• INSTRUCTION
Find the string "with" in the data, then copy every line where it is found.
++++++++++++++++++++
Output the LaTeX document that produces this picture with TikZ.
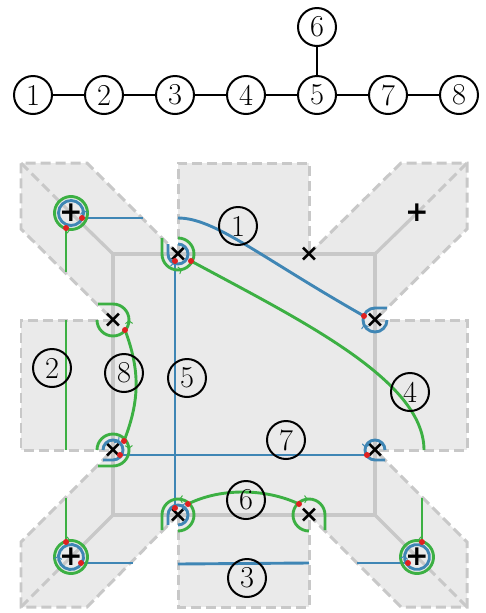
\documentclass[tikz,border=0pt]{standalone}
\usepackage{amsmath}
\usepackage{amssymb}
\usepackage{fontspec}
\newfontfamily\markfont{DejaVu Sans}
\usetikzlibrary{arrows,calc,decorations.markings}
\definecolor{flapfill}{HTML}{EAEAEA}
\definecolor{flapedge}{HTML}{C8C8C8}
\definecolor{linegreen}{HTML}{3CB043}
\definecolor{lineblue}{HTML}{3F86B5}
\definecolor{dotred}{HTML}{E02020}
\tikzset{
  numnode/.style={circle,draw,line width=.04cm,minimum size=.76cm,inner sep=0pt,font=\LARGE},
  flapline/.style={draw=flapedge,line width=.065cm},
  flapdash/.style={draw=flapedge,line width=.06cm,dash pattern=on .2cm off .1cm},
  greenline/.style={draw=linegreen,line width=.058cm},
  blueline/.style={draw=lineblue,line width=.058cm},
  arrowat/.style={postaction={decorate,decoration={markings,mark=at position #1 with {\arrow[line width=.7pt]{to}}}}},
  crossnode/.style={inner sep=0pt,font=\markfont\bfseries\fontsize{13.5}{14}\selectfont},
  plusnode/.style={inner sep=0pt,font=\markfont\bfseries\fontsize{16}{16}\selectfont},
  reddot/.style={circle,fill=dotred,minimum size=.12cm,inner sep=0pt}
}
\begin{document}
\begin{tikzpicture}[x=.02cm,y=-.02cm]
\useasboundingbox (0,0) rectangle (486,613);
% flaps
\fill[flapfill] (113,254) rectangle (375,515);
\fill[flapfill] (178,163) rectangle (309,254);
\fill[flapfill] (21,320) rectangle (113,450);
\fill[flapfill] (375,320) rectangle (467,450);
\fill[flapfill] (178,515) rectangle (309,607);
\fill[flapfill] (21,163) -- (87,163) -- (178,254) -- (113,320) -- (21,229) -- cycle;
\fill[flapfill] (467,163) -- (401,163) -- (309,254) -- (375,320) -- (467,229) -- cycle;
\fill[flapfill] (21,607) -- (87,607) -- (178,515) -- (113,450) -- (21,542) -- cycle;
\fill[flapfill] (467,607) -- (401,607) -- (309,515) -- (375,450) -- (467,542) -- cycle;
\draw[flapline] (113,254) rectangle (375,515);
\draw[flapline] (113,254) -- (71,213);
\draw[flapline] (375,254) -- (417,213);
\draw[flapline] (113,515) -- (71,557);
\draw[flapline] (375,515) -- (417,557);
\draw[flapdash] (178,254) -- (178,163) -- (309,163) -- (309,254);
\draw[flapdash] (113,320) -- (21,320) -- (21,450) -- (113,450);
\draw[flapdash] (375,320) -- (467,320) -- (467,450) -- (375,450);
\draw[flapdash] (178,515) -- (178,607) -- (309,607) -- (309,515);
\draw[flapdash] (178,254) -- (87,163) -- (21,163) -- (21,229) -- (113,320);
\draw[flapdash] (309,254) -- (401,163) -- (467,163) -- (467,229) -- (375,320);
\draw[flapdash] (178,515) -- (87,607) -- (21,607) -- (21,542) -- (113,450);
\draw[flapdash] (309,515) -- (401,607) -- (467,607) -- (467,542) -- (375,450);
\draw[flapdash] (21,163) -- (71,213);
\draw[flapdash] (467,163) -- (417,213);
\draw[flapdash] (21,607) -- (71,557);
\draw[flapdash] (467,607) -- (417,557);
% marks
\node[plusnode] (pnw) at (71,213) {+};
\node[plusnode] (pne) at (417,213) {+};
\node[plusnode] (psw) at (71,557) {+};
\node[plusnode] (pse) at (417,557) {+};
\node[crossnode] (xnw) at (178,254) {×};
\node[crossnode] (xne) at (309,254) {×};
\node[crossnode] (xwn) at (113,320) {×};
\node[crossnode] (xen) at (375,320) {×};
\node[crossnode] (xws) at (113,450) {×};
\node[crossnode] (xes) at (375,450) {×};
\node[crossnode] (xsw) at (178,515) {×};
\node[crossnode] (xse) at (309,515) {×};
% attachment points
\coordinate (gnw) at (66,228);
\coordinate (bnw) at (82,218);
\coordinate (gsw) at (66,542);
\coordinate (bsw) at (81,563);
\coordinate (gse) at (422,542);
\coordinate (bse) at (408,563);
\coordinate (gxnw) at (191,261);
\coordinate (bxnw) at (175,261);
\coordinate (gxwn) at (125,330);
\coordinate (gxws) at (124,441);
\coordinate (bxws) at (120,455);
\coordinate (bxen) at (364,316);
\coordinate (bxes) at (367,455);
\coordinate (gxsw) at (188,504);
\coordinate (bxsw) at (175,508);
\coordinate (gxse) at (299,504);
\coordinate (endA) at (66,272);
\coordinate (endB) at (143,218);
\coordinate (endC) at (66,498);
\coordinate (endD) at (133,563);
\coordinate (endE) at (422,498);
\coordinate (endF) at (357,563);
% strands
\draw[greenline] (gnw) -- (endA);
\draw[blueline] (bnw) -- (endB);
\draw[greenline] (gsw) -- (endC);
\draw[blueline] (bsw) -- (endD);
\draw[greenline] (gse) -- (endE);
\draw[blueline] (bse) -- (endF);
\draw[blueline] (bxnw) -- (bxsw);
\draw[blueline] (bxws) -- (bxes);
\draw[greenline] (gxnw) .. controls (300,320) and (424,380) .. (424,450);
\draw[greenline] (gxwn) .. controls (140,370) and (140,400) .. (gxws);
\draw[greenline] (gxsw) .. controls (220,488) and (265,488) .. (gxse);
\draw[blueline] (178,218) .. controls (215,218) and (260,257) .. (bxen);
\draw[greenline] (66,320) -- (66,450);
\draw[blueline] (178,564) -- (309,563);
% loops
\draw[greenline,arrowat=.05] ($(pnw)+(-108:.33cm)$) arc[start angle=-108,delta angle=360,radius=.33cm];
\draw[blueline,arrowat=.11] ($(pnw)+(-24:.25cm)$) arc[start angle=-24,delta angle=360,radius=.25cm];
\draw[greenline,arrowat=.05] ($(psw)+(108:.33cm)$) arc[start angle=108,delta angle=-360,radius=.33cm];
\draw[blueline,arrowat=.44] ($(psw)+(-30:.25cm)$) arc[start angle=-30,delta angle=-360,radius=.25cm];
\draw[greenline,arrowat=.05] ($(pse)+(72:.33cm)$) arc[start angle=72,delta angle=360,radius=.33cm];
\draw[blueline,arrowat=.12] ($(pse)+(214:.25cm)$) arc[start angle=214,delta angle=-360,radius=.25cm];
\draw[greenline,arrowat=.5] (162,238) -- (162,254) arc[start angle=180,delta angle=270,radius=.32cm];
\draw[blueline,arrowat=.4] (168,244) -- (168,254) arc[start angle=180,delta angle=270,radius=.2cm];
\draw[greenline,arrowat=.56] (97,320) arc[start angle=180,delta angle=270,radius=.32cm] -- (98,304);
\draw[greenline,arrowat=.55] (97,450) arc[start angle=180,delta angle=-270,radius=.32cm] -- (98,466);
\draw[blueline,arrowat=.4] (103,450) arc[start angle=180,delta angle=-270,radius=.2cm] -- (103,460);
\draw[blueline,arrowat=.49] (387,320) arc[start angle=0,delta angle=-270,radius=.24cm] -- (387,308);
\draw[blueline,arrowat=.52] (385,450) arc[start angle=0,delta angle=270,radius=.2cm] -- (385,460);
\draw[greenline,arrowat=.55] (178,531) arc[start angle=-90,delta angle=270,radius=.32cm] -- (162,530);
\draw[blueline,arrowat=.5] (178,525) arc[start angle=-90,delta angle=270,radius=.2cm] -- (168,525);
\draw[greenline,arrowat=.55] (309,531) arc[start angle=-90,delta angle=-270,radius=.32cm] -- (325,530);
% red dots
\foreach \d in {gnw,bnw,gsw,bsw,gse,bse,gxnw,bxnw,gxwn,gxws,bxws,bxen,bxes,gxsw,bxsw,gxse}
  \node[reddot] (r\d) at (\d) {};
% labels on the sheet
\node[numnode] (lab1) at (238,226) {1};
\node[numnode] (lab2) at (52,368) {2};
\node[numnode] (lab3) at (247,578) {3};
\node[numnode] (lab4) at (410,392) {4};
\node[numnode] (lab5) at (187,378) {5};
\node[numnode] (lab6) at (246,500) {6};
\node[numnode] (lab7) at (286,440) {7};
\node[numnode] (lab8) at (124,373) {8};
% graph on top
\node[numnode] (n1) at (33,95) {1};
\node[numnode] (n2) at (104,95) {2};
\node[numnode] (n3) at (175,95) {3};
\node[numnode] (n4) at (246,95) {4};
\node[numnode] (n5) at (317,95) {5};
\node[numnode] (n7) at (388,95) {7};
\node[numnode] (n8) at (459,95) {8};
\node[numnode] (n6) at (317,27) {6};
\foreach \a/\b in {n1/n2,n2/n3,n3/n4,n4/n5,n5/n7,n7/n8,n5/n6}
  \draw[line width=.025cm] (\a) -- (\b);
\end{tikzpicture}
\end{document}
++++++++++++++++++++
• FINISHED ANSWER
Output the LaTeX document that produces this picture with TikZ.
  arrowat/.style={postaction={decorate,decoration={markings,mark=at position #1 with {\arrow[line width=.7pt]{to}}}}},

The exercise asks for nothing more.